The Senate voted Tuesday to extend Gary Gensler’s term as chair of the Securities and Exchange Commission (SEC) through 2026, cementing his control of the top regulator of U.S. financial markets.

The Senate vote was 54-45, with four Republicans voting in favor. Gensler had already been confirmed to the SEC last week, although it was only to fill the term of former Chair Jay Clayton, which ends in June.

Gensler was sworn into his position Saturday, and he announced the appointments of several key staff members Monday. Among them was Policy Director Heather Slavkin Corzo, who was previously an executive at one of the country’s largest labor groups, the American Federation of Labor and Congress of Industrial Organizations.

“As Chair, every day I will be animated by our mission: protecting investors, facilitating capital formation, and promoting fair, orderly, and efficient markets,” Gensler said in a statement upon being sworn in. “It is that mission that has helped make American capital markets the most robust in the world.”

Gensler joins with Democratic Commissioners Allison Herren Lee and Caroline Crenshaw to form a new 3-2 majority.

A former executive at Goldman Sachs, head of the Commodity Futures Trading Commission from 2009-14, and professor at the Massachusetts Institute of Technology, Gensler comes to the table with a mandate from President Joe Biden to implement the administration’s policy goals onto the market through regulation.

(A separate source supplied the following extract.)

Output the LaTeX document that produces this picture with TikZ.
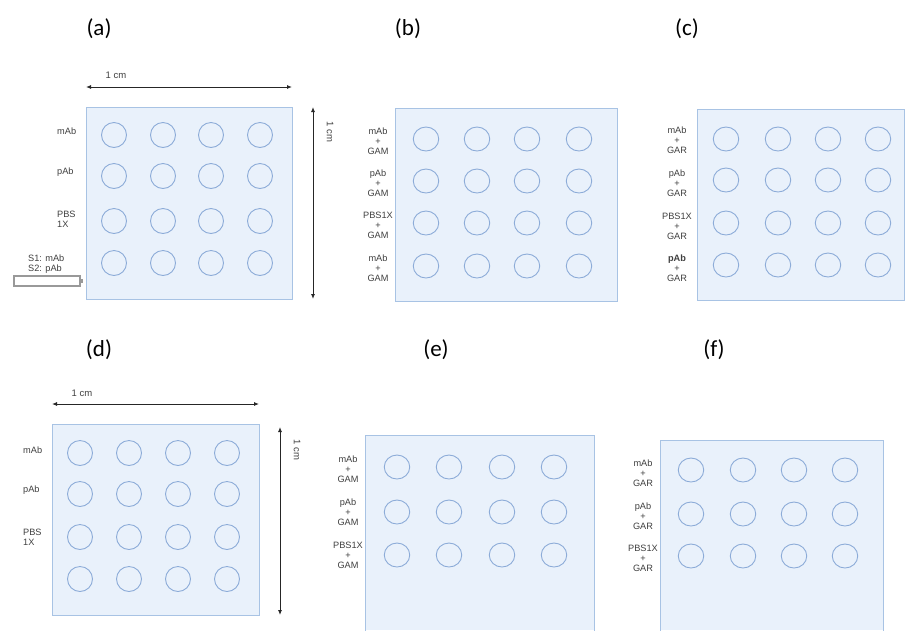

Gensler’s priorities at the SEC are likely to include:

  • New rules for public companies on how to disclose the risks posed to their businesses by climate change;
  • Clarity for investment firms and broker-dealers on exactly what constitutes environmental, social, and governance (ESG) investments, along with rulemaking on how to demonstrate those investments meet the standard;
  • Rulemaking that promotes increased diversity in corporate governance;
  • Increased enforcement actions on insider trading violations;
  • Increased enforcement actions against companies “impeding” whistleblowers;
  • Addressing the market volatility that occurred during the “meme stocks” craze; and
  • Providing clarity on which digital currencies should actually be classified as securities and which should not.